ALICE & ATLAS
Forskningsinfrastrukturfinansiering VR ALICE & ATLAS 2023
Details
- Period: 2024-01-01 – 2028-12-31
- Type of funding: Infrastructure of national interest
Description
Infrastructure: The ALICE and ATLAS experiments at the Large Hadron Collider (LHC)
Project title: ALICE & ATLAS
Main applicant: Vice-Chancellor Royal Institute of Technology (KTH), project leader Jonas Strandberg, KTH. Local project leader at UU Elin Bergeås Kuutmann, division for High Energy Physics.
The project funds will be used for the operation and maintenance of the ALICE and ATLAS detectors, as well as for e-infrastructure to process and store data collected by the detectors. In addition to KTH and UU, Lund University (LU) and Stockholm University (SU) participate in the application. At UU, only ATLAS is represented.
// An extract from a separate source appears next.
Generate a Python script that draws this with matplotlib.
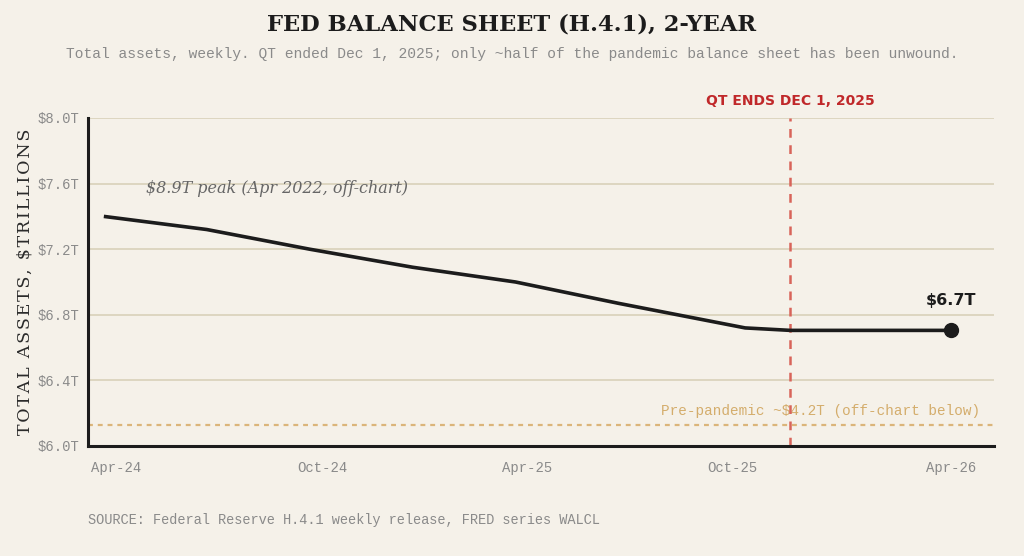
import numpy as np
import pandas as pd
import matplotlib.pyplot as plt
import matplotlib.dates as mdates

# --- data ---
dates = pd.to_datetime(['2024-04-03', '2024-07-03', '2024-10-02', '2025-01-01',
                        '2025-04-02', '2025-07-02', '2025-10-22', '2025-12-01',
                        '2026-04-22'])
assets = [7.40, 7.32, 7.20, 7.09, 7.00, 6.87, 6.72, 6.705, 6.705]

tick_dates = pd.to_datetime(['2024-04-14', '2024-10-13', '2025-04-12',
                             '2025-10-11', '2026-04-22'])
tick_labels = ['Apr-24', 'Oct-24', 'Apr-25', 'Oct-25', 'Apr-26']

y_ticks = [6.0, 6.4, 6.8, 7.2, 7.6, 8.0]
qt_end = pd.Timestamp('2025-12-01')
pre_pandemic_marker = 6.13

BG = '#f5f1e9'
GRID = '#d9d1b9'
MONO = 'Liberation Mono'
SERIF = 'DejaVu Serif'

fig = plt.figure(figsize=(10.24, 5.56), dpi=100, facecolor=BG)
ax = fig.add_axes([88/1024, 1-446/556, (994-88)/1024, (446-118)/556])
ax.set_facecolor(BG)

ax.set_xlim(pd.Timestamp('2024-03-20'), pd.Timestamp('2026-05-30'))
ax.set_ylim(6.0, 8.0)

for y in y_ticks:
    ax.axhline(y, color=GRID, lw=1.2, zorder=1)

# pre-pandemic reference
ax.axhline(pre_pandemic_marker, color='#dbb57a', lw=1.6, ls=(0, (2.2, 2.2)), zorder=2)
ax.text(0.985, pre_pandemic_marker + 0.04, 'Pre-pandemic ~$4.2T (off-chart below)',
        transform=ax.get_yaxis_transform(), ha='right', va='bottom',
        fontsize=10.4, family=MONO, color='#d4ad6c')

# QT end marker
ax.axvline(qt_end, color='#d8645a', lw=1.8, ls=(0, (3.5, 3)), zorder=3)
ax.text(qt_end, 1.03, 'QT ENDS DEC 1, 2025', transform=ax.get_xaxis_transform(),
        ha='center', va='bottom', fontsize=10, fontweight='bold',
        family='DejaVu Sans', color='#c0282a')

# main line
ax.plot(dates, assets, color='#1c1c1c', lw=2.6, zorder=4, solid_capstyle='butt')
ax.plot(dates[-1:], assets[-1:], 'o', color='#1c1c1c', ms=10, zorder=5)
ax.annotate('$6.7T', (dates[-1], assets[-1]), xytext=(0, 16), textcoords='offset points',
            ha='center', va='bottom', fontsize=11.5, fontweight='bold',
            family='DejaVu Sans', color='#1c1c1c')

ax.text(pd.Timestamp('2024-05-10'), 7.52, '$8.9T peak (Apr 2022, off-chart)',
        fontsize=11.5, style='italic', family=SERIF, color='#666666',
        ha='left', va='bottom')

ax.set_xticks(tick_dates)
ax.set_xticklabels(tick_labels)
ax.set_yticks(y_ticks)
ax.set_yticklabels([f'${v:.1f}T' for v in y_ticks])
ax.tick_params(length=0, labelsize=10, labelcolor='#8a8a8a')
for lab in ax.get_xticklabels() + ax.get_yticklabels():
    lab.set_family(MONO)
ax.tick_params(axis='x', pad=11)
ax.tick_params(axis='y', pad=6)

for s in ['top', 'right']:
    ax.spines[s].set_visible(False)
for s in ['left', 'bottom']:
    ax.spines[s].set_linewidth(2.2)
    ax.spines[s].set_color('#1c1c1c')
    ax.spines[s].set_zorder(6)

# letter-spaced axis title
ylab = '\u200a'.join('TOTAL ASSETS, $TRILLIONS')
ax.set_ylabel(ylab, fontsize=12.6, family=SERIF, color='#2a2a2a', labelpad=3)

fig.text(0.5, 1-24/556, 'FED BALANCE SHEET (H.4.1), 2-YEAR', ha='center', va='center',
         fontsize=16.3, fontweight='bold', family=SERIF, color='#1c1c1c')
fig.text(0.5, 1-54/556, 'Total assets, weekly. QT ended Dec 1, 2025; only ~half of the '
         'pandemic balance sheet has been unwound.', ha='center', va='center',
         fontsize=10.5, family=MONO, color='#8a8a8a')
fig.text(88/1024, 1-520/556, 'SOURCE: Federal Reserve H.4.1 weekly release, FRED series WALCL',
         ha='left', va='center', fontsize=9.85, family=MONO, color='#8a8a8a')

fig.savefig('out.png', dpi=100, facecolor=BG)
The Standard Model for Elementary Particle Physics is at present our best description of the fundamental building blocks of matter and their interactions. In 2012, the ATLAS and CMS experiments at the Large Hadron Collider, LHC, at CERN, discovered a new particle, the Higgs boson, which was the last missing piece in the Standard Model.
Despite the Standard Model now being complete, many unanswered questions remain, which usually count among the most important unanswered questions in modern physics: Are there new particles beyond the Standard Model? Why does the Higgs boson have the mass and other properties it has? What is the dark matter in the universe? What happened in the universe right after the Big Bang?
The Swedish research activities at the ALICE and ATLAS experiments at the LHC are trying to answer precisely these questions. In the Uppsala University ATLAS group, there is a research project with the aim to measure pair production of Higgs bosons, which would give us deeper insights into the properties of the Higgs boson. Another project, lead by UU, searches for new exotic particles which might indicate that the Higgs boson in not an elementary particle. Yet another project at UU looks for new exotic particles which might constitute the dark matter in the universe. Also the ATLAS groups at KTH, LU and SU have extensive research programmes to understand different aspects of the Higgs boson and to search for new particles beyond the Standard Model. The Swedish involvement in the ALICE experiment is at Lund University, where one of the main research projects is to study the quark-gluon plasma (QGP), with the goal to understand the state of the universe shortly after the Big Bang.
KTH and the universities in Lund, Stockholm and Uppsala were among the founding institutes for the ALICE and ATLAS experiments in the early 1990'ies, and have had long term commitments for the operation and maintenance of the detectors since.
The ATLAS and ALICE experiments are parts of the infrastructure around the LHC at the particle physics laboratory CERN outside Geneva in Switzerland. This is a unique research environment that enables fundamental research that cannot be conducted anywhere else in the world, where scientific creativity can flourish and frequent international contacts are the norm.
The funding will be used for the participating universities' continued involvement in the ATLAS and ALICE experiments. Unlike the accelerators at CERN, which are funded through convention-bound membership fees, the ALICE and ATLAS experiments are built and operated by universities and research institutes from around the world. Through the granted funding, the Swedish groups which perform research at the two experiments can contribute to the operation. This includes shifts at the experiments, maintenance of hardware and software, as well as quality control work, which is necessary for the experiments to function and be able to efficiently collect data of a high quality. The collected data can then be used in our research (which is not funded by this grant).